Marketers, including this year's Stars, always attempt to cater to their target audience—be it gastroenterologists or dermatologists—but
rote market research alone doesn't provide enough paint for the portrait. Patients and doctors aren't all alike, but individual
sentiment often reflects a common problem; understanding those problems from the perspective of the audience members leads
to creative that's more persuasive, because it's more informed.

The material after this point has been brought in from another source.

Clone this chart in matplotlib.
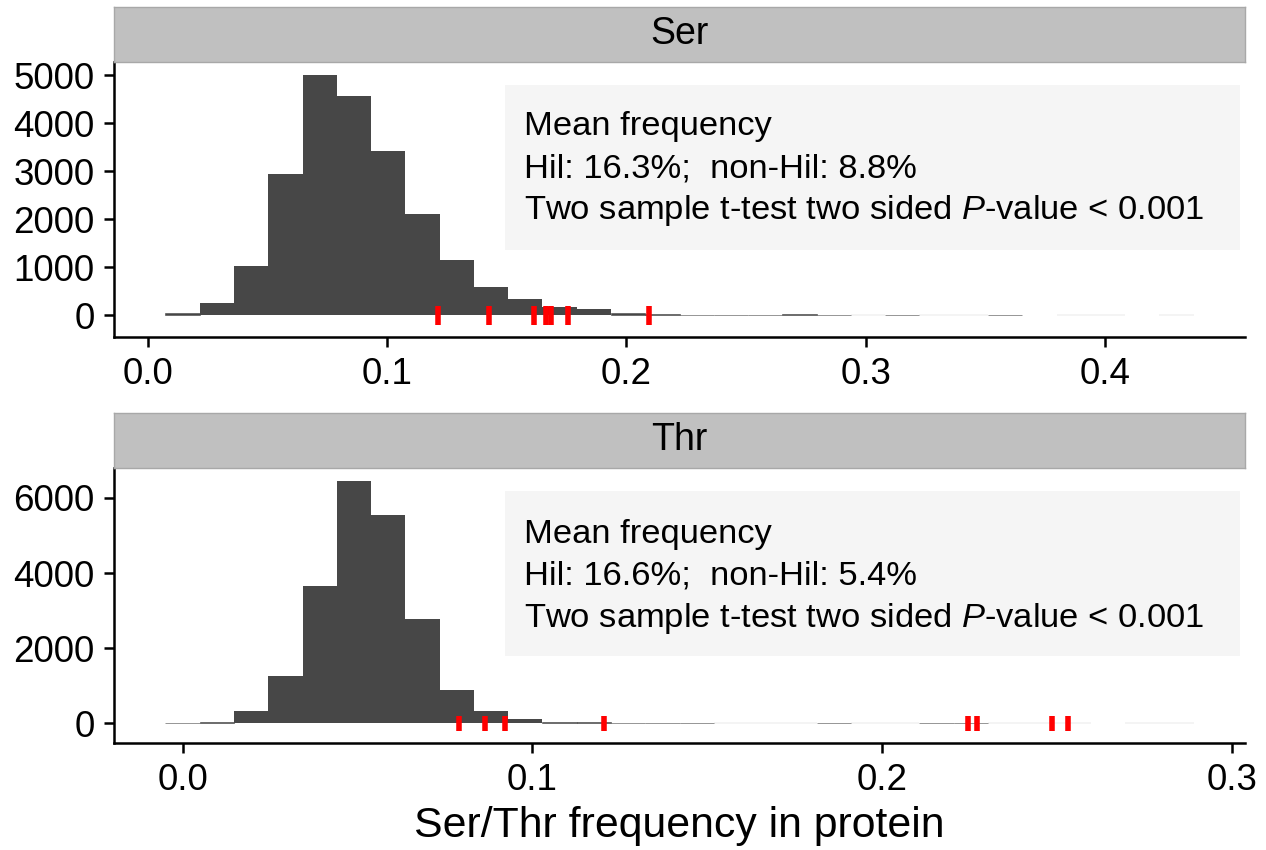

This idea of incorporating the patient perspective—into not only ads but in the healthcare delivery system as a whole—is not
a new one, but it's a healthy movement that's growing. Increasingly, how patients feel about and react to their own health
conditions is becoming a vital part of their diagnosis and treatment. In fact, Columbia University now has a graduate program
centered around this idea, which they're referring to as narrative medicine: "Narrative Medicine fortifies clinical practice
with the narrative competence to recognize, absorb, metabolize, interpret, and be moved by the stories of illness," reads
Columbia's Narrative Medicine program website. "Through narrative training, the program in Narrative Medicine helps doctors,
nurses, social workers, and therapists to improve the effectiveness of care by developing the capacity for attention, reflection,
representation, and affiliation with patients and colleagues."
It seems only natural, then, to see this holistic, dynamic mindset spread into marketing as well. As healthcare providers
are "moved by the stories of illness," so, too, are we moved by the advertising that captures those stories. (Whiz and bang
usually doesn't hurt, either.)
There is no cure for schizophrenia, a disease that makes patients feel as if their mind, their families, and their lives are
fragmented—much as the man pictured in the Latuda "Fragments" campaign created by AbelsonTaylor. The campaign, aimed at psychiatrists,
shows "Joe," a schizophrenia patient who is left fragmented by his disease.